**SET TASK**.
Extract the run of lines that starts at the top of the records below and ends at the line with "from matplotlib.ticker import", keeping both ends and excluding pictures.
▼
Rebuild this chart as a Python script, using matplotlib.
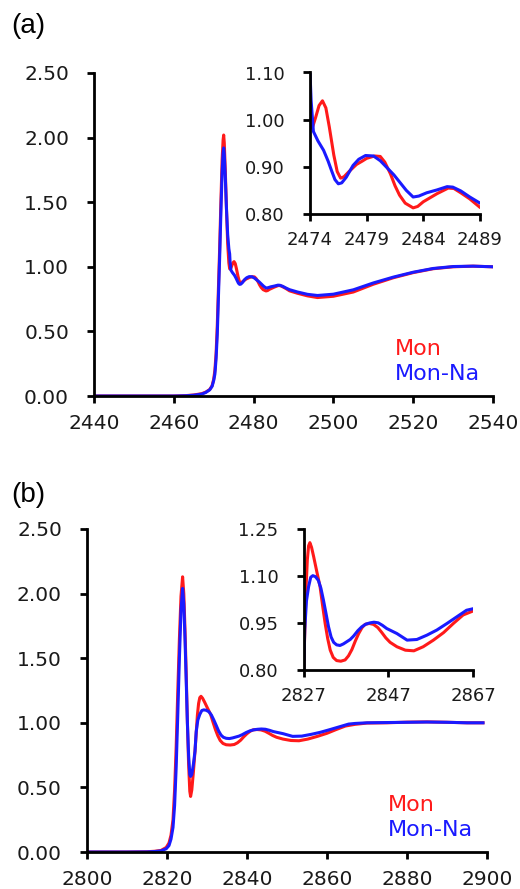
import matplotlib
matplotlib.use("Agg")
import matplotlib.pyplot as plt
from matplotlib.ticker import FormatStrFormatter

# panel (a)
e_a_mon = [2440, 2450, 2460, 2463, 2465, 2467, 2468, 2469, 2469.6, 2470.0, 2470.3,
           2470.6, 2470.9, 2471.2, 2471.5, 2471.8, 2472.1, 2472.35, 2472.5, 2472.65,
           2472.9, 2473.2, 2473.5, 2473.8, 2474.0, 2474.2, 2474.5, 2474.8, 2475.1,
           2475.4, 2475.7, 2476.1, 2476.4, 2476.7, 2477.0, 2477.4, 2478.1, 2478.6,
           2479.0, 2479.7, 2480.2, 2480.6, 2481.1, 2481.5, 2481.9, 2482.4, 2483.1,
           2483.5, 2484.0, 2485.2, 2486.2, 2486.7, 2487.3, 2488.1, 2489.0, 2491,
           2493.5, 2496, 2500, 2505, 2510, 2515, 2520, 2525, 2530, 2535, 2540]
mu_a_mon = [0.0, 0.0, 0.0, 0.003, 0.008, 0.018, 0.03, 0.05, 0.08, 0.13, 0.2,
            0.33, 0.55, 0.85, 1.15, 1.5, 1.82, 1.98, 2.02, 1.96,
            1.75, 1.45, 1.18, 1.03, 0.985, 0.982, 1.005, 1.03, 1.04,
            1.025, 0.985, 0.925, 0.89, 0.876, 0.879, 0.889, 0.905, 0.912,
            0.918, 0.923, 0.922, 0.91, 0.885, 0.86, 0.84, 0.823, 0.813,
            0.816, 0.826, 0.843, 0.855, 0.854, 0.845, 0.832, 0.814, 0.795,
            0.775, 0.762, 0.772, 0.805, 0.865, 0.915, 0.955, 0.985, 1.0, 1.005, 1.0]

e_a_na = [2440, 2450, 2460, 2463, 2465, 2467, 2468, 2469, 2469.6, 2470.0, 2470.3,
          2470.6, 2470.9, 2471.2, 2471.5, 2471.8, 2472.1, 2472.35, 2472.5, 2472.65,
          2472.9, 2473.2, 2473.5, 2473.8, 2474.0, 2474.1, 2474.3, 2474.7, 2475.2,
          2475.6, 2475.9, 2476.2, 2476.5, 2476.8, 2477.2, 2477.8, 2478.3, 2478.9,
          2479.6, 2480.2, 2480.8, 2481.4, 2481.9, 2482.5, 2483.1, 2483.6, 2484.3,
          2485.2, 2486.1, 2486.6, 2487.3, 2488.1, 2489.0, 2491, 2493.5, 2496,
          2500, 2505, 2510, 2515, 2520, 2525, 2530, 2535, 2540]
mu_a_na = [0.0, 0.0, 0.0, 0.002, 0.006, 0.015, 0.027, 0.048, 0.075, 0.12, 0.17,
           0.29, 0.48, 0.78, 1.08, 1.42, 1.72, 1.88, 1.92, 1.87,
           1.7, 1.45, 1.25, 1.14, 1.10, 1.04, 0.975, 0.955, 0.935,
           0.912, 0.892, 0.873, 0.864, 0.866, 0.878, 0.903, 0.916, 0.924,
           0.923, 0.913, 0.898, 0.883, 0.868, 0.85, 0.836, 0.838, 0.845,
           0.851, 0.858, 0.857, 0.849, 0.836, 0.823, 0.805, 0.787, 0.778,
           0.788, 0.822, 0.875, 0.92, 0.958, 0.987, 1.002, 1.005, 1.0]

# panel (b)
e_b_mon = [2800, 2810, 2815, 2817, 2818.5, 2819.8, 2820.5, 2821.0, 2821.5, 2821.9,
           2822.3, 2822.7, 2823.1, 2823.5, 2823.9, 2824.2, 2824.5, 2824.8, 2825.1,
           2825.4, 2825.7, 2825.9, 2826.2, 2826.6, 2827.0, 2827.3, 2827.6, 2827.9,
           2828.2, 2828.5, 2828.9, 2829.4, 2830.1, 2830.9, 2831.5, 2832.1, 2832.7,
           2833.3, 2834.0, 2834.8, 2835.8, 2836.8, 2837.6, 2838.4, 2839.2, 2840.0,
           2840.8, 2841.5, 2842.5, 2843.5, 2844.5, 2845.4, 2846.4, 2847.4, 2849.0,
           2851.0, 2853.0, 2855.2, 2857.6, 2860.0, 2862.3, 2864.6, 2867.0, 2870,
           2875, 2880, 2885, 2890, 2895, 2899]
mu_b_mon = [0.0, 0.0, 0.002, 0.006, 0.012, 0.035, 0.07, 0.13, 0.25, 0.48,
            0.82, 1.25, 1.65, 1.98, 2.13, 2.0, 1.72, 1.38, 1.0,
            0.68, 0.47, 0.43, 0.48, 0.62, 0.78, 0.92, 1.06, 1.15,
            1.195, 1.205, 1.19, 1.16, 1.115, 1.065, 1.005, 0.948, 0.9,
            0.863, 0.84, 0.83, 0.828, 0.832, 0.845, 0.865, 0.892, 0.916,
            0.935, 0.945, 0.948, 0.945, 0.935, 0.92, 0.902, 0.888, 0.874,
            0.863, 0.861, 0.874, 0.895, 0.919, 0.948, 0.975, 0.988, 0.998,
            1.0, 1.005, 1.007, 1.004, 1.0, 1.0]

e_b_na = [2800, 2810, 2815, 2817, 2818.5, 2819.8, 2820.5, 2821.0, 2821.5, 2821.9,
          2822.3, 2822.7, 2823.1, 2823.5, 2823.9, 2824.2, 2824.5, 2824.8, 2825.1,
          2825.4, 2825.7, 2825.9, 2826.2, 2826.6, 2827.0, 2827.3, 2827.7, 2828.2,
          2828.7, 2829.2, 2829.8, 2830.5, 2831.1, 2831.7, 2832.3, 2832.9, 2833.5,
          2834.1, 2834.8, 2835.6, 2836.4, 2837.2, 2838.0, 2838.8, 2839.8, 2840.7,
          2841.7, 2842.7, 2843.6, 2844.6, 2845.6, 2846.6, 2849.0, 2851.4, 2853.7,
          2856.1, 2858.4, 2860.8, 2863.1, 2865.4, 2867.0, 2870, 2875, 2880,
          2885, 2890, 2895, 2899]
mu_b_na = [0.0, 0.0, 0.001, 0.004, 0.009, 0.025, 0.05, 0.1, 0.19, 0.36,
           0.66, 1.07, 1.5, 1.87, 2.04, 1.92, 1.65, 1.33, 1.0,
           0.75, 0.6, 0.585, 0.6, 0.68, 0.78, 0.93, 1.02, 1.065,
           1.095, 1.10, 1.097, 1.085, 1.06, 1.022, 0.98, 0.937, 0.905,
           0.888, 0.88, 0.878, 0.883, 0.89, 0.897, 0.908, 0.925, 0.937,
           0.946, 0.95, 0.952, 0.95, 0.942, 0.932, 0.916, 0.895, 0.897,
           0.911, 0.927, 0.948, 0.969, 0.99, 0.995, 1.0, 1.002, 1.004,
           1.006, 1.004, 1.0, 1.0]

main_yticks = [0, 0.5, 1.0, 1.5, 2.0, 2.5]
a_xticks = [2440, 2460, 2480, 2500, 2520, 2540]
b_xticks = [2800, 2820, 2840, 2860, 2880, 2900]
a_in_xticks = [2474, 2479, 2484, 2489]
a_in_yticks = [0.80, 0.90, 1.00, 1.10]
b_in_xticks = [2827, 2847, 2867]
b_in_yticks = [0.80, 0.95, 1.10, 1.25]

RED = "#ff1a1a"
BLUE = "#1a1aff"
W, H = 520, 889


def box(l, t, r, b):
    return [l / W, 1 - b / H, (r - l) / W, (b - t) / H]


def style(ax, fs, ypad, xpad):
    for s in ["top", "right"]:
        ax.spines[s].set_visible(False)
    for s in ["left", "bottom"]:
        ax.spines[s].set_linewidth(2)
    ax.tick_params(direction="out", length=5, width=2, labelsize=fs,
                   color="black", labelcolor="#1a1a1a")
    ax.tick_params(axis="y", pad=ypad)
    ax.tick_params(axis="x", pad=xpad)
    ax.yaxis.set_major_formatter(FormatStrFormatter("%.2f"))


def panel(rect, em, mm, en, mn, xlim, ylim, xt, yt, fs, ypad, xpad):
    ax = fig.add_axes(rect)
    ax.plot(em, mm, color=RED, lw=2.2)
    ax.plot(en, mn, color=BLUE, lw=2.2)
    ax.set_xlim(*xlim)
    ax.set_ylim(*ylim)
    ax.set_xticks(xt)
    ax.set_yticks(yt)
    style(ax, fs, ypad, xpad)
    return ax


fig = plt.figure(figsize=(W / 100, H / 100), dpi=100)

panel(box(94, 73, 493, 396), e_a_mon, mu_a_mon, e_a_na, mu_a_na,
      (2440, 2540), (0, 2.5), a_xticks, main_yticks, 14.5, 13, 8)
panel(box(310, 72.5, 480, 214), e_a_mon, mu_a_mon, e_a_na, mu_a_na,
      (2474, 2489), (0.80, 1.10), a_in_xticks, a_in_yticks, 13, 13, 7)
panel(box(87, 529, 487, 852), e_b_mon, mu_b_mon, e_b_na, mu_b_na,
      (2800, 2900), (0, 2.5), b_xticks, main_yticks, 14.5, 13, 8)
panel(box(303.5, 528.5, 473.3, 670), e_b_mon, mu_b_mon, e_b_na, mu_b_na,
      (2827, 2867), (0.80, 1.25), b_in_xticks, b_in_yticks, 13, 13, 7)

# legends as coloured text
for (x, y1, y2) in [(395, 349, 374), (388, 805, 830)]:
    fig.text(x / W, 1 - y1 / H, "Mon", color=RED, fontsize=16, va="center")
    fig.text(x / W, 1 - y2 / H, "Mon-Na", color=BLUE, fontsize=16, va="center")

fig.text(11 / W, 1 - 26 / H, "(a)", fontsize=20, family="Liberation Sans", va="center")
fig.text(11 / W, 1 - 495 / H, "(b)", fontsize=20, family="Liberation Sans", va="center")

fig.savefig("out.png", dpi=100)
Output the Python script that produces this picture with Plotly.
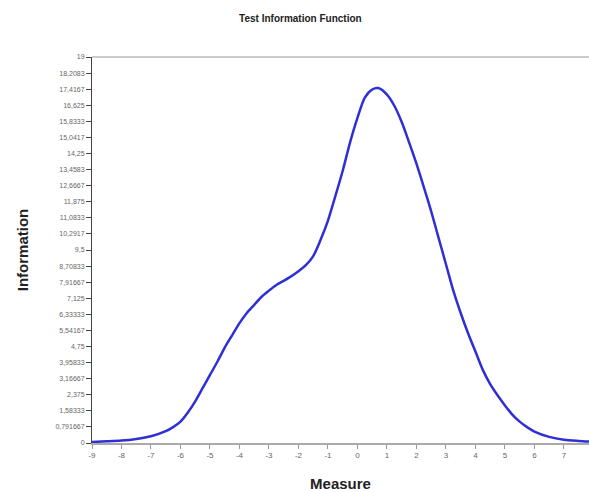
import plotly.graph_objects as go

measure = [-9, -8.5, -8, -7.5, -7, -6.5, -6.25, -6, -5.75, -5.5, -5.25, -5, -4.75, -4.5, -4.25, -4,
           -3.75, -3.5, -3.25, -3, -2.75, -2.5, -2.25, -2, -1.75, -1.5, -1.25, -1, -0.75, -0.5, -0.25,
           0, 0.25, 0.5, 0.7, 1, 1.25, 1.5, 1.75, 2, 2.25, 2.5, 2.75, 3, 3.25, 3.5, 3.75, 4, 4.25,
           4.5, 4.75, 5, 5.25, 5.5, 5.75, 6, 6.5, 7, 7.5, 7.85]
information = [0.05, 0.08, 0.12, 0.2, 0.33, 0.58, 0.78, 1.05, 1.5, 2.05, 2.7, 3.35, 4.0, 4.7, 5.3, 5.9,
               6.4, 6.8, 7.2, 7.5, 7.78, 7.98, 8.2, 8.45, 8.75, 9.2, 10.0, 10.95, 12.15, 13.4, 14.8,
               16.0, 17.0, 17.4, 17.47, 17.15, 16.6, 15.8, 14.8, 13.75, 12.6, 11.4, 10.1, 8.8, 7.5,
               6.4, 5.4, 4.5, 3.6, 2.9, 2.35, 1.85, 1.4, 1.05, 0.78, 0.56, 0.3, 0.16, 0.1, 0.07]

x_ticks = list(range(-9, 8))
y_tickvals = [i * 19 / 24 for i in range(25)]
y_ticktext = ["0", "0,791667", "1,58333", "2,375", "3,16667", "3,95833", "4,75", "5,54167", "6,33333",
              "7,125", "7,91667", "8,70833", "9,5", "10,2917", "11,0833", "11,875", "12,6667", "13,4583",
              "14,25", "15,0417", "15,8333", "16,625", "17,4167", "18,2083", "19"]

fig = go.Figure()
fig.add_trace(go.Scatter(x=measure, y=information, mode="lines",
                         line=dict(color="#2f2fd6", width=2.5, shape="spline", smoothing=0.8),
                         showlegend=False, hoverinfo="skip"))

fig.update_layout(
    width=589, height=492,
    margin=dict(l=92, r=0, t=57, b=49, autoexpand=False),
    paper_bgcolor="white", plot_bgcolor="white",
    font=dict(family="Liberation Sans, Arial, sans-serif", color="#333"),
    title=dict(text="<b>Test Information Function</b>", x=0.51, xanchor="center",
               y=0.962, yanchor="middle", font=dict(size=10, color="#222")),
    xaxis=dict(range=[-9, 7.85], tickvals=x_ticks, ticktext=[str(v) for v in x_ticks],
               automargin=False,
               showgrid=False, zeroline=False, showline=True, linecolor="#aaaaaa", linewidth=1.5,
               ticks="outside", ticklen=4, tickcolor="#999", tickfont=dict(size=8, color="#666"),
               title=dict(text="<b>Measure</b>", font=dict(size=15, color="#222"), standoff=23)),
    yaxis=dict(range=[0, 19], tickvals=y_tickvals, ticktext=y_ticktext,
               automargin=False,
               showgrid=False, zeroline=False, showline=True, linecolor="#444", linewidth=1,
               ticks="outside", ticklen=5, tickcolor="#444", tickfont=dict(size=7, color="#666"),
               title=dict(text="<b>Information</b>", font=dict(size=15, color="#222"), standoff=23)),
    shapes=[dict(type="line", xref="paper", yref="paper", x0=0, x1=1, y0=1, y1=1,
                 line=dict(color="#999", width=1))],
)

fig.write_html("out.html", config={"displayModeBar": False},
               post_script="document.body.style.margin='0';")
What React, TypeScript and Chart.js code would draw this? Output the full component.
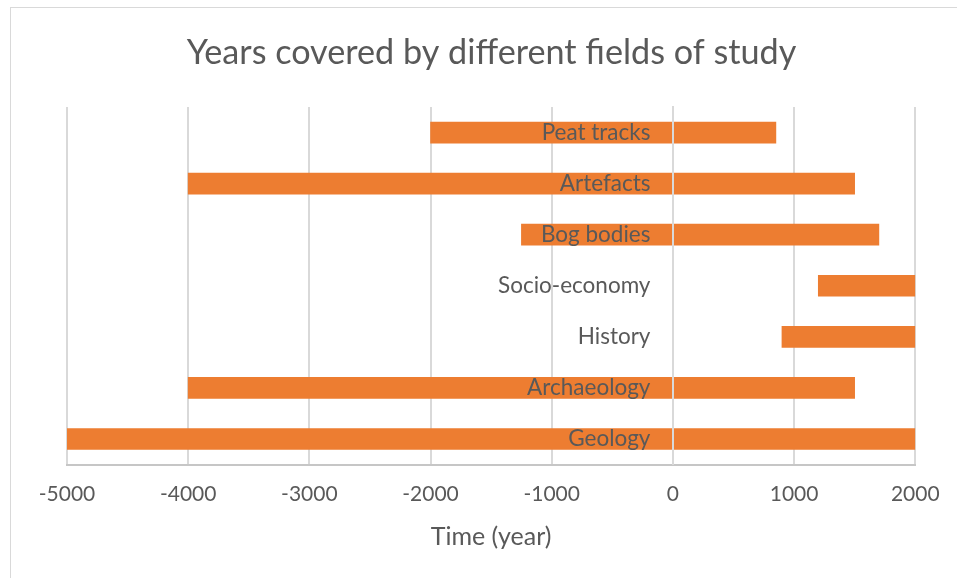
▲
**RESULT**.
Rebuild this chart as a Python script, using matplotlib.
import matplotlib
matplotlib.use("Agg")
import matplotlib.pyplot as plt
from matplotlib.ticker import FormatStrFormatter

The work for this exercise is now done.